## Extracted data
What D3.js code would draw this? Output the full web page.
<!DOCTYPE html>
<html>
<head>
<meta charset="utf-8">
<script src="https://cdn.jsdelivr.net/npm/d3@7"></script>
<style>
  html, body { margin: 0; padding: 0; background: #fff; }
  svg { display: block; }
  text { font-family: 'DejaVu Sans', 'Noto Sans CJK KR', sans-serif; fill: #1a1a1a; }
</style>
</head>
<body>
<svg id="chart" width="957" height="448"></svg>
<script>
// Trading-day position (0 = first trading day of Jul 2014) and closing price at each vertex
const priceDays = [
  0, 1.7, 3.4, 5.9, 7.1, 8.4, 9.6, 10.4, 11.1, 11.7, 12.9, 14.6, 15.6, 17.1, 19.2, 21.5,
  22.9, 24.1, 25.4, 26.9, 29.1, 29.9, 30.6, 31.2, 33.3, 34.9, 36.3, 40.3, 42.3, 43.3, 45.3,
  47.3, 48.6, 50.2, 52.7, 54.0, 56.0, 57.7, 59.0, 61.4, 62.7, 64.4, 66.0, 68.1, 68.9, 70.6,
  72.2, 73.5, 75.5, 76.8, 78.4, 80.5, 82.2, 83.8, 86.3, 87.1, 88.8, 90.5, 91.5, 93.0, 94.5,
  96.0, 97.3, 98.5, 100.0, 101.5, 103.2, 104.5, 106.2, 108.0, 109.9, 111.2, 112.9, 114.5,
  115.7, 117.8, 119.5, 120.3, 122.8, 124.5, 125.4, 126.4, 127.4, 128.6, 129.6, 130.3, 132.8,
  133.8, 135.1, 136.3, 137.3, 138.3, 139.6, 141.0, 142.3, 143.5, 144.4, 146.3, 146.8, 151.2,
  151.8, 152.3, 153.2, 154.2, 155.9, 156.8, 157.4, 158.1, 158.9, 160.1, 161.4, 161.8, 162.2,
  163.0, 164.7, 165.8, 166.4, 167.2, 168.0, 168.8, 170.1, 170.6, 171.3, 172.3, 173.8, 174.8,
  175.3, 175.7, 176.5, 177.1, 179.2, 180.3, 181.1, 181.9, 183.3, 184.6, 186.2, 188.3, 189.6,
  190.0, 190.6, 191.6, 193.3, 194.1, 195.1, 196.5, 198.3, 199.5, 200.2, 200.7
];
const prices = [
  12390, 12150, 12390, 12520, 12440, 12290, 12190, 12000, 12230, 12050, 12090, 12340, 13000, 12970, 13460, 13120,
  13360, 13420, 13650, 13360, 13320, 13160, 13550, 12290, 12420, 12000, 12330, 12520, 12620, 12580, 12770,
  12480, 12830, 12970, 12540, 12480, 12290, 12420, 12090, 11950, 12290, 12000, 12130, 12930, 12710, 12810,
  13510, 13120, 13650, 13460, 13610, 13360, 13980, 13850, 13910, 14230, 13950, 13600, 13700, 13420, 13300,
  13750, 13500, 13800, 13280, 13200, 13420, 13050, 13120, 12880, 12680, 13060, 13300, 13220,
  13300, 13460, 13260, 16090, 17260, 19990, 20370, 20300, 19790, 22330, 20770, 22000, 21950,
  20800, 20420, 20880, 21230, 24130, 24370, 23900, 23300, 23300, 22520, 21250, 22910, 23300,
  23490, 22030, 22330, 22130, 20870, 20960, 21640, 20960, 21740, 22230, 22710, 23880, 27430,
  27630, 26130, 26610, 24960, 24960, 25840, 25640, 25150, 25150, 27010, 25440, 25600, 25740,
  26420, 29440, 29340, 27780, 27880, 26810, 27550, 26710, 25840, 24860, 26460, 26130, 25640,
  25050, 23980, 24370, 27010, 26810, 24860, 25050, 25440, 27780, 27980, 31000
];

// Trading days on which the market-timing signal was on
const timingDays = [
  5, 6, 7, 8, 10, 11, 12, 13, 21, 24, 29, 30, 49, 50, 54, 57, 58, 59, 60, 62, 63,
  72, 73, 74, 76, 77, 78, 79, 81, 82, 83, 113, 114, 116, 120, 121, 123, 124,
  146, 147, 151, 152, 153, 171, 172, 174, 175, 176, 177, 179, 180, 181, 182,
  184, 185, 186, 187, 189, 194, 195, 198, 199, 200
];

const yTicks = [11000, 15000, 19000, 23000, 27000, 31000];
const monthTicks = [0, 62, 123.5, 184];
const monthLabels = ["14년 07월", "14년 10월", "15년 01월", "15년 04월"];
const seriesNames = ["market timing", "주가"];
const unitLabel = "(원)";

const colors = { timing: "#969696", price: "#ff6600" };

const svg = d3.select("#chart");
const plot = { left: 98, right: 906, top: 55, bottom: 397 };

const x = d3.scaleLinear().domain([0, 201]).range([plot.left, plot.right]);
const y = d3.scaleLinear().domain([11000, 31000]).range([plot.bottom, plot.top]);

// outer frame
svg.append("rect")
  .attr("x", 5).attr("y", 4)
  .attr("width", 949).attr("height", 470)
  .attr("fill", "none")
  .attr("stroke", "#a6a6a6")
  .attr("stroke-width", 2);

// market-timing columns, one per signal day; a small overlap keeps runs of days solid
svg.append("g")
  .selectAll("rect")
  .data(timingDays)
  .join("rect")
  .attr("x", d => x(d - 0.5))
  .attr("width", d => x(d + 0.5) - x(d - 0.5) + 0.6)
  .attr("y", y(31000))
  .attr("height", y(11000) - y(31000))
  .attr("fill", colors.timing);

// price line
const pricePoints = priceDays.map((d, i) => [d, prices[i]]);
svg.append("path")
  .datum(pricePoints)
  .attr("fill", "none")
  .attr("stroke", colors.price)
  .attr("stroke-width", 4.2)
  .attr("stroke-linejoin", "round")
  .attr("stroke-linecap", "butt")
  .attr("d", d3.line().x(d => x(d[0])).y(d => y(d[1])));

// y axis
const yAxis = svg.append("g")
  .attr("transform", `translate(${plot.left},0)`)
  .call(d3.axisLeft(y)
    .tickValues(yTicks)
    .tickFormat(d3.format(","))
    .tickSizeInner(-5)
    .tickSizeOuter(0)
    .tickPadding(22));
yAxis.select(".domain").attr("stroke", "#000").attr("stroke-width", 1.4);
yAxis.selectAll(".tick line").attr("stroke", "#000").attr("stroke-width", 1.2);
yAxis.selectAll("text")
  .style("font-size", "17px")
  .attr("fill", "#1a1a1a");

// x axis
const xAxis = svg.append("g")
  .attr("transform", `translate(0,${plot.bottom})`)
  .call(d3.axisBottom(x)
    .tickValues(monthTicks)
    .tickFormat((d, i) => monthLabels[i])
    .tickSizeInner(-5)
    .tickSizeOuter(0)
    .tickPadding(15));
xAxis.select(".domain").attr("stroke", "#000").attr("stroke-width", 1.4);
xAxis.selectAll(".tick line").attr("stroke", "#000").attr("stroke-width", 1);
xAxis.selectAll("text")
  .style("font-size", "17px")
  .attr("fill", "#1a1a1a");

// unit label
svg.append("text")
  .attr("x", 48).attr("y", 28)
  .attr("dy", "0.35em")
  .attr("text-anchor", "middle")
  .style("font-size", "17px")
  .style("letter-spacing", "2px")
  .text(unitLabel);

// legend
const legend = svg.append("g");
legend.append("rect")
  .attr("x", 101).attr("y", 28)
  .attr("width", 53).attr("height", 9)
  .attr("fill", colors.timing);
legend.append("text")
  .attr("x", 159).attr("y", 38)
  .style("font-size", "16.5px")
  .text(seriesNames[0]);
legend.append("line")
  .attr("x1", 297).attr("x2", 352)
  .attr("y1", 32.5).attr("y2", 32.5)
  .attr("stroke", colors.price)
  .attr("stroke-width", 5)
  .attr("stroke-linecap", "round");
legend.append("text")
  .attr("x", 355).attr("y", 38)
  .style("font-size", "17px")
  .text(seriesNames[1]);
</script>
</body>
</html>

...

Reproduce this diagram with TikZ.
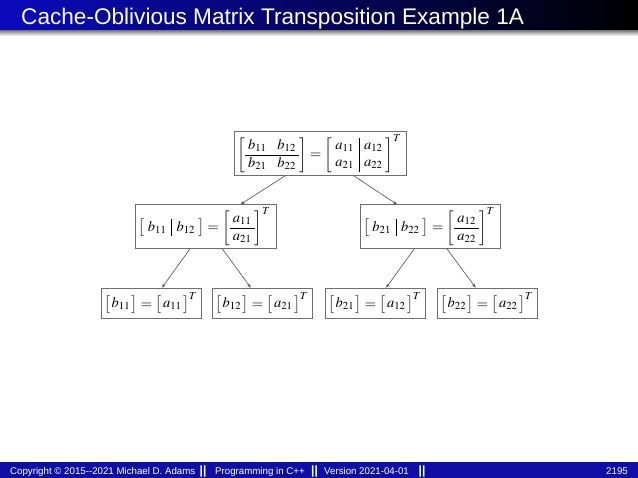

## What you will do
What is the number of lines in the data above that include the word "this"? Answer with that number only.

## Exercise solution
2